Copy out exactly the lines from the start of the data to the line containing "ax.set_axisbelow(True)". Include both.
....................
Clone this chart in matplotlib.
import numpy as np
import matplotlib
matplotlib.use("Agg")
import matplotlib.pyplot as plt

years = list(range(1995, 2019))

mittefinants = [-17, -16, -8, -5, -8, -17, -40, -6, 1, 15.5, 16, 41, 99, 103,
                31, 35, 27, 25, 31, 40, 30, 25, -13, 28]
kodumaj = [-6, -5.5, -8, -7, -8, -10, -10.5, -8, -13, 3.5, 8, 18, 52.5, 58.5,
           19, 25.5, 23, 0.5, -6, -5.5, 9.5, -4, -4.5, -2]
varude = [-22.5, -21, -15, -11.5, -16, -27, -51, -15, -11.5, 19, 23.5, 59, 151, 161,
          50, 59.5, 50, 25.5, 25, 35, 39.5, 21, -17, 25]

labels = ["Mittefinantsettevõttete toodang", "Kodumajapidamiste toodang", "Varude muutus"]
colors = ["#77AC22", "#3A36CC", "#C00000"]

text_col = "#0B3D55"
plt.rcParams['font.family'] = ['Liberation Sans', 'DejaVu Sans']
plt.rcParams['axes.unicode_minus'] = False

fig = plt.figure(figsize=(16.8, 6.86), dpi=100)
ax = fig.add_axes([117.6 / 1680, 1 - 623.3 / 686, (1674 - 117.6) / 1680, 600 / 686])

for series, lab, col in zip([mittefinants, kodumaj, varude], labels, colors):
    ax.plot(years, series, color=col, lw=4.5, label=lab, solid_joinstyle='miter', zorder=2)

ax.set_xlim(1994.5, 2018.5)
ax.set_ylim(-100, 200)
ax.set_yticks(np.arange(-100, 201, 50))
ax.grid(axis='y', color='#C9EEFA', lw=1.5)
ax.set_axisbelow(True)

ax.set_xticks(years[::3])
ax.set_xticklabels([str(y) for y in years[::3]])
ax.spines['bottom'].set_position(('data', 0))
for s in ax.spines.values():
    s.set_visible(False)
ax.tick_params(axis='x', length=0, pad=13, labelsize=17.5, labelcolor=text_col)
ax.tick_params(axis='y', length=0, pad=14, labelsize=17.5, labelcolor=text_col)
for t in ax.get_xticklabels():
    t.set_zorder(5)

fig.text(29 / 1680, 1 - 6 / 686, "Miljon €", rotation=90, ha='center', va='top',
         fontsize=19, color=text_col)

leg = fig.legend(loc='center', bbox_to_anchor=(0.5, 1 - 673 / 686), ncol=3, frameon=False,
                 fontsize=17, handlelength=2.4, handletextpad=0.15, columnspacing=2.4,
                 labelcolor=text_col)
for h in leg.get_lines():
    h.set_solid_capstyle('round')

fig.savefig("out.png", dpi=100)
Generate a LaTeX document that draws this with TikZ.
....................
(Answer for the task):
Clone this chart in matplotlib.
import numpy as np
import matplotlib
matplotlib.use("Agg")
import matplotlib.pyplot as plt

years = list(range(1995, 2019))

mittefinants = [-17, -16, -8, -5, -8, -17, -40, -6, 1, 15.5, 16, 41, 99, 103,
                31, 35, 27, 25, 31, 40, 30, 25, -13, 28]
kodumaj = [-6, -5.5, -8, -7, -8, -10, -10.5, -8, -13, 3.5, 8, 18, 52.5, 58.5,
           19, 25.5, 23, 0.5, -6, -5.5, 9.5, -4, -4.5, -2]
varude = [-22.5, -21, -15, -11.5, -16, -27, -51, -15, -11.5, 19, 23.5, 59, 151, 161,
          50, 59.5, 50, 25.5, 25, 35, 39.5, 21, -17, 25]

labels = ["Mittefinantsettevõttete toodang", "Kodumajapidamiste toodang", "Varude muutus"]
colors = ["#77AC22", "#3A36CC", "#C00000"]

text_col = "#0B3D55"
plt.rcParams['font.family'] = ['Liberation Sans', 'DejaVu Sans']
plt.rcParams['axes.unicode_minus'] = False

fig = plt.figure(figsize=(16.8, 6.86), dpi=100)
ax = fig.add_axes([117.6 / 1680, 1 - 623.3 / 686, (1674 - 117.6) / 1680, 600 / 686])

for series, lab, col in zip([mittefinants, kodumaj, varude], labels, colors):
    ax.plot(years, series, color=col, lw=4.5, label=lab, solid_joinstyle='miter', zorder=2)

ax.set_xlim(1994.5, 2018.5)
ax.set_ylim(-100, 200)
ax.set_yticks(np.arange(-100, 201, 50))
ax.grid(axis='y', color='#C9EEFA', lw=1.5)
ax.set_axisbelow(True)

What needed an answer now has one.